** START OF EXCERPTED DATA **

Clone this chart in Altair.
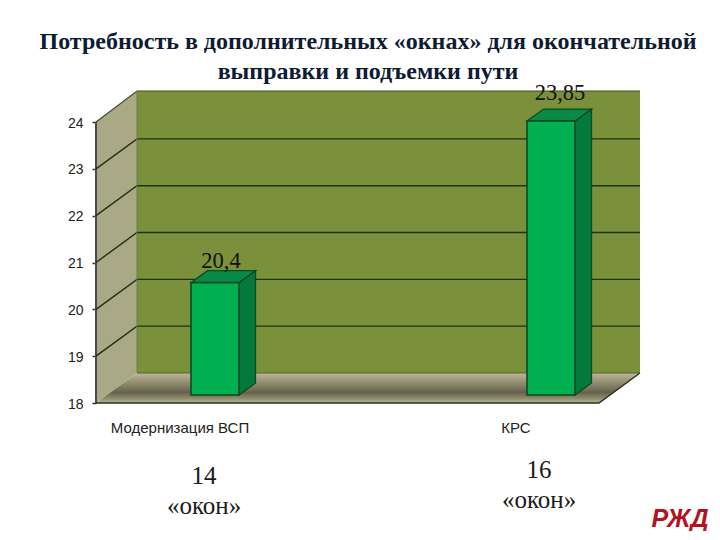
import altair as alt
import pandas as pd

categories = ["Модернизация ВСП", "КРС"]
values = [20.4, 23.85]
value_labels = ["20,4", "23,85"]
window_counts = ["14", "16"]
window_word = "«окон»"
y_ticks = [18, 19, 20, 21, 22, 23, 24]
title_lines = ["Потребность в дополнительных «окнах» для окончательной",
               "выправки и подъемки пути"]

# layout (px)
W, H = 544, 312
PX_CAT = 336.0
PX_VAL = 46.83
LEFT_U = -119 / PX_CAT          # view left relative to first category
RIGHT_U = LEFT_U + W / PX_CAT
Y0 = 18.0
Y1 = Y0 + H / PX_VAL
WALL_X = 41 / PX_CAT
WALL_Y = 30 / PX_VAL
BAR_LIFT = 8 / PX_VAL
BAR_HALF = 24 / PX_CAT
SIDE_X = 16.5 / PX_CAT
SIDE_Y = 12 / PX_VAL
FRONT_RIGHT = LEFT_U + 503 / PX_CAT

xs = alt.Scale(domain=[LEFT_U, RIGHT_U], nice=False, zero=False)
ys = alt.Scale(domain=[Y0, Y1], nice=False, zero=False)
X = alt.X("x:Q", scale=xs, axis=None)
Y = alt.Y("y:Q", scale=ys, stack=None, title=None,
          axis=alt.Axis(values=y_ticks, grid=False, domain=False,
                        tickColor="#333333", tickSize=4, tickWidth=1.5, labelPadding=9,
                        labelFont="Liberation Sans", labelFontSize=14, labelColor="#222222",
                        labelOffset=1, title=None))
Y2 = alt.Y2("y2:Q")

LINE = "#1e3212"
BAR_LINE = "#0b4a22"


def band(rows, fill, stroke=None, sw=0):
    kw = dict(orient="vertical", color=fill, strokeWidth=sw)
    if stroke:
        kw["stroke"] = stroke
    return alt.Chart(pd.DataFrame(rows, columns=["x", "y", "y2"])).mark_area(**kw).encode(x=X, y=Y, y2=Y2)


def box(x0, x1, y0, y1, fill, stroke=None, sw=0):
    d = pd.DataFrame([dict(x=x0, x2=x1, y=y0, y2=y1)])
    return alt.Chart(d).mark_rect(color=fill, stroke=stroke or fill, strokeWidth=sw).encode(
        x=X, x2="x2:Q", y=Y, y2=Y2)


def poly_outline(points, color, sw):
    d = pd.DataFrame([dict(x=p[0], y=p[1], o=i) for i, p in enumerate(points)])
    return alt.Chart(d).mark_line(color=color, strokeWidth=sw).encode(x=X, y=Y, order="o:Q")


layers = []
back_left = LEFT_U + WALL_X
# left wall
layers.append(band([(LEFT_U, Y0, 24), (back_left, Y0 + WALL_Y, Y1)], "#a9a985"))
# back wall
layers.append(box(back_left, RIGHT_U, Y0 + WALL_Y, Y1, "#7b903b"))
# floor
floor_fill = alt.LinearGradient(gradient="linear", x1=0, y1=0, x2=0, y2=1, stops=[
    alt.GradientStop(color="#bdb896", offset=0),
    alt.GradientStop(color="#a29d7e", offset=0.2),
    alt.GradientStop(color="#66624c", offset=0.65),
    alt.GradientStop(color="#8f8d6c", offset=0.85),
    alt.GradientStop(color="#b9b995", offset=1)])
layers.append(band([(LEFT_U, Y0, Y0), (back_left, Y0, Y0 + WALL_Y),
                    (FRONT_RIGHT, Y0, Y0 + WALL_Y), (RIGHT_U, Y0 + WALL_Y, Y0 + WALL_Y)], floor_fill))
# value axis line
layers.append(poly_outline([(LEFT_U, Y0), (LEFT_U, 24)], "#4a4a4a", 2))
# grid lines
grid = []
for t in y_ticks[:-1]:
    for i, (a, b) in enumerate([(LEFT_U, t), (back_left, t + WALL_Y), (RIGHT_U, t + WALL_Y)]):
        grid.append(dict(level=t, o=i, x=a, y=b))
grid_df = pd.DataFrame(grid)
layers.append(alt.Chart(grid_df[grid_df.level > 18]).mark_line(color=LINE, strokeWidth=1.4).encode(
    x=X, y=Y, detail="level:N", order="o:Q"))
layers.append(poly_outline([(LEFT_U, 24), (back_left, Y1), (RIGHT_U, Y1)], "#3c4f20", 1.2))
layers.append(poly_outline([(LEFT_U, Y0), (FRONT_RIGHT, Y0), (RIGHT_U, Y0 + WALL_Y)], "#2b2b1c", 1.4))
layers.append(poly_outline([(back_left, Y0 + WALL_Y), (RIGHT_U, Y0 + WALL_Y)], "#55603a", 1))
layers.append(poly_outline([(back_left, Y0 + WALL_Y), (back_left, Y1)], "#6f7f45", 1))

# bars
for i, v in enumerate(values):
    x0, x1 = i - BAR_HALF, i + BAR_HALF
    base = Y0 + BAR_LIFT
    top = v + BAR_LIFT
    layers.append(band([(x1, base, top), (x1 + SIDE_X, base + SIDE_Y, top + SIDE_Y)],
                       "#037a3c", BAR_LINE, 1.3))
    layers.append(band([(x0, top, top), (x0 + SIDE_X, top, top + SIDE_Y),
                        (x1, top, top + SIDE_Y), (x1 + SIDE_X, top + SIDE_Y, top + SIDE_Y)],
                       "#078a45", BAR_LINE, 1.3))
    layers.append(box(x0, x1, base, top, "#00b050", BAR_LINE, 1.6))


def text_at(x, y, text, dx=0, dy=0, **kw):
    base = dict(font="Liberation Serif", fontSize=21, color="#111111", align="center", baseline="alphabetic")
    base.update(kw)
    d = pd.DataFrame([dict(x=x, y=y, t=text)])
    return alt.Chart(d).mark_text(dx=dx, dy=dy, **base).encode(x=X, y=Y, text="t:N")


# value labels
label_dx = [6, 9]
label_dy = [-15, -21]
for i, v in enumerate(values):
    layers.append(text_at(i, v + BAR_LIFT, value_labels[i], dx=label_dx[i], dy=label_dy[i], fontSize=22.5))

# category labels
for i, c in enumerate(categories):
    layers.append(text_at(i, Y0, c, dx=-35, dy=30, font="Liberation Sans", fontSize=15, color="#222222"))

# notes below
note_dx = [-11, -12]
note_dy = [81, 75]
for i, n in enumerate(window_counts):
    layers.append(text_at(i, Y0, n, dx=note_dx[i], dy=note_dy[i], color="#1a1a1a", fontSize=25))
    layers.append(text_at(i, Y0, window_word, dx=note_dx[i], dy=note_dy[i] + 30, color="#1a1a1a", fontSize=25))

# logo
layers.append(text_at(1, Y0, "РЖД", dx=129, dy=124, font="Liberation Sans", fontSize=25,
                      fontWeight="bold", fontStyle="italic", color="#b5121b"))

chart = alt.layer(*layers).properties(
    width=W, height=H,
    autosize=alt.AutoSizeParams(type="none"),
    padding={"left": 88, "top": 83, "right": 70, "bottom": 128},
    background="white",
    title=alt.TitleParams(text=title_lines, anchor="middle", font="Liberation Serif", fontSize=24,
                          fontWeight="bold", color="#0d1b33", lineHeight=30, offset=-2, frame="group"),
).configure_view(stroke=None)

chart.save("out.html", embed_options={"renderer": "svg", "actions": False})
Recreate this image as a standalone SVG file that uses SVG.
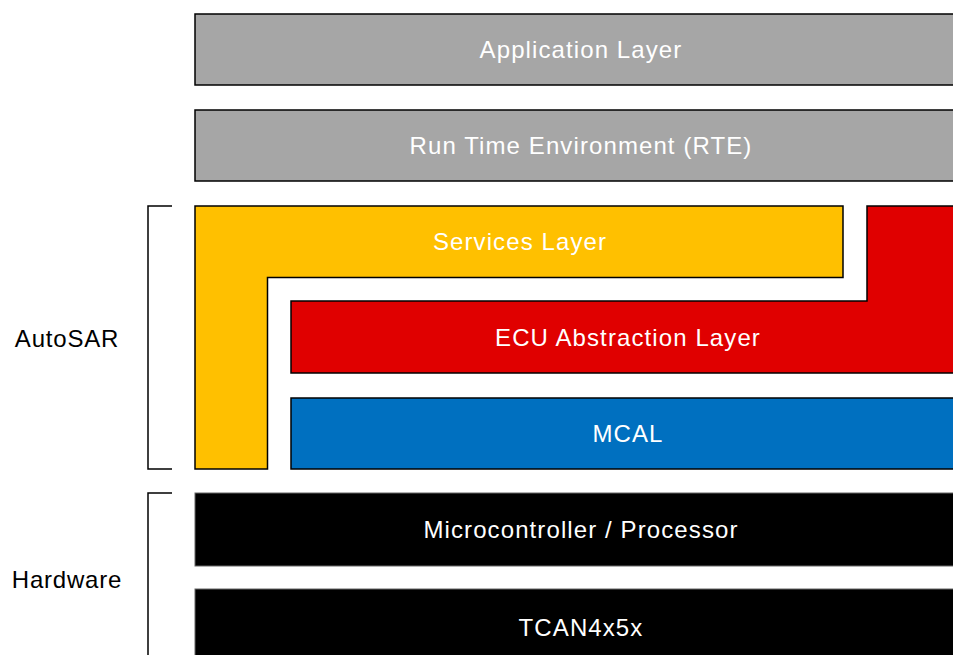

** END OF EXCERPTED DATA **

Gather each line holding the string "this".

-- FULL OUTPUT --
Clone this chart in Altair.
Recreate this image as a standalone SVG file that uses SVG.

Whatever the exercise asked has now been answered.